In contrast, Warren Christopher stoutly defends American policy. But the former deputy secretary of state's efforts are undercut by his limited grasp of the issues. He was so deeply involved in the American dimension of the problem that he lost sight of—or never understood—two critical facts: that the hostage-taking was primarily an event in the conflict between rival factions over control of the Iranian government, and that the Americans were let go when the radical faction won and had no more use for them.
Unaware of these matters, Christopher misjudges the consequences of the hostage-taking. He believes that "the professed aims of the embassy occupiers went unrealized," and that the drama was "a long-running ordeal that would cost Iran dearly." He draws exactly the wrong conclusions: "There is scant incentive for others to copy the Iranian action in the future" and "The hostage crisis was as much Iran's quagmire as it was ours."

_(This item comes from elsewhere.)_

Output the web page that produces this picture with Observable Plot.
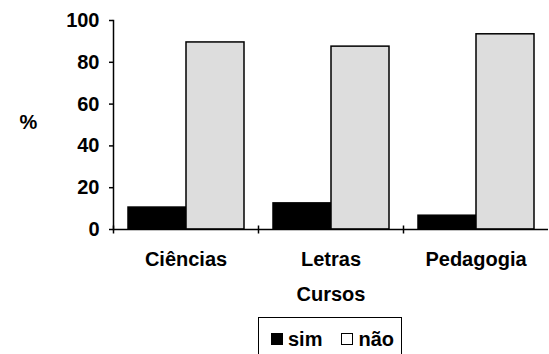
<!DOCTYPE html>
<html>
<head>
<meta charset="utf-8">
<script src="https://cdn.jsdelivr.net/npm/d3@7"></script>
<script src="https://cdn.jsdelivr.net/npm/@observablehq/plot@0.6"></script>
<style>
  html, body { margin: 0; padding: 0; background: #fff; overflow: hidden; }
  body { position: relative; width: 549px; height: 354px; font-family: Arial, "Liberation Sans", sans-serif; }
  #chart svg { display: block; }
  .legend {
    position: absolute; left: 258px; top: 317px; width: 144px; height: 44px;
    box-sizing: border-box; border: 1.5px solid #000;
    display: flex; align-items: center; padding-left: 12px;
    font-size: 20px; font-weight: bold; color: #000;
  }
  .legend .item { display: flex; align-items: center; }
  .legend .item + .item { margin-left: 19px; }
  .legend .sw { box-sizing: border-box; width: 12px; height: 12px; margin-right: 5px; border: 1.5px solid #000; }
</style>
</head>
<body>
<div id="chart"></div>
<div class="legend" id="legend"></div>
<script>
// Cursos e respostas (percentual de sim / não)
const cursos = ["Ciências", "Letras", "Pedagogia"];
const respostas = ["sim", "não"];
const sim = [10.5, 12.5, 6.6];
const nao = [89.5, 87.5, 93.4];
const yTicks = [0, 20, 40, 60, 80, 100];
const cores = ["#000000", "#dddddd"];

const dados = cursos.flatMap((curso, i) => [
  {curso, resposta: "sim", valor: sim[i]},
  {curso, resposta: "não", valor: nao[i]}
]);

// short vertical stroke used for the category separators on the x axis
const tracoVertical = {
  draw(context, size) {
    const r = Math.sqrt(size / Math.PI);
    context.moveTo(0, -r);
    context.lineTo(0, r);
  }
};

const chart = Plot.plot({
  width: 549,
  height: 312,
  marginLeft: 112,
  marginRight: 0,
  marginTop: 20,
  marginBottom: 83,
  style: {
    fontFamily: "Arial, 'Liberation Sans', sans-serif",
    fontSize: "20px",
    fontWeight: "bold",
    color: "#000",
    background: "#fff"
  },
  fx: {domain: cursos, padding: 0},
  x: {domain: respostas, axis: null, paddingInner: 0, paddingOuter: 0.234},
  y: {domain: [0, 100]},
  color: {domain: respostas, range: cores},
  marks: [
    Plot.barY(dados, {fx: "curso", x: "resposta", y: "valor", fill: "resposta", stroke: "#000", strokeWidth: 1.5}),
    Plot.ruleY([0], {stroke: "#000", strokeWidth: 1.5}),
    Plot.frame({anchor: "left", facetAnchor: "left", stroke: "#000", strokeWidth: 1.5}),
    Plot.dot([0], {x: null, y: null, frameAnchor: "bottom-left", symbol: tracoVertical, r: 4, stroke: "#000", strokeWidth: 1.5}),
    Plot.axisY({ticks: yTicks, tickSize: 4, tickPadding: 10, label: null, strokeWidth: 1.5}),
    Plot.axisFx({anchor: "bottom", tickSize: 0, tickPadding: 22, label: "Cursos", labelAnchor: "center", labelOffset: 71}),
    Plot.text(["%"], {frameAnchor: "left", textAnchor: "middle", dx: -85, dy: -2, facetAnchor: "left", fontSize: 20, fontWeight: "bold"})
  ]
});
document.getElementById("chart").appendChild(chart);

// legend below the chart
const legend = document.getElementById("legend");
respostas.forEach((r, i) => {
  const item = document.createElement("div");
  item.className = "item";
  const sw = document.createElement("span");
  sw.className = "sw";
  sw.style.background = cores[i] === "#dddddd" ? "#fff" : cores[i];
  item.appendChild(sw);
  item.appendChild(document.createTextNode(r));
  legend.appendChild(item);
});
</script>
</body>
</html>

Oblivious to the real reason for the hostages' release, Christopher indulges his vanity with the notion that it was American eloquence that ended the affair; it was "the force of our arguments . . . that ultimately prevailed." Worse, he sees the outcome as a victory for the United States and a model for future confrontations. "We should take the crisis as a clear vindication of talking as a means to resolve international disputes"—showing that the same people who argue that "force does not work" wish to transform failure into victory. (Also, despite his advocacy of negotiations, Christopher does admit using President-elect Ronald Reagan's "blunt language . . . as an added incentive for the Iranians to come to terms.")
Sick's book is wise, even profound. Saunders has written a bureaucrat's apology. And, understanding little about American policy and less about Iran, Christopher in his essay precisely embodies the weaknesses of the Carter administration.
 Warren Christopher, Harold H. Saunders, et al. American Hostages in Iran: The Conduct of a Crisis (New Haven: Yale University Press, 1985), A Council on Foreign Relations Book.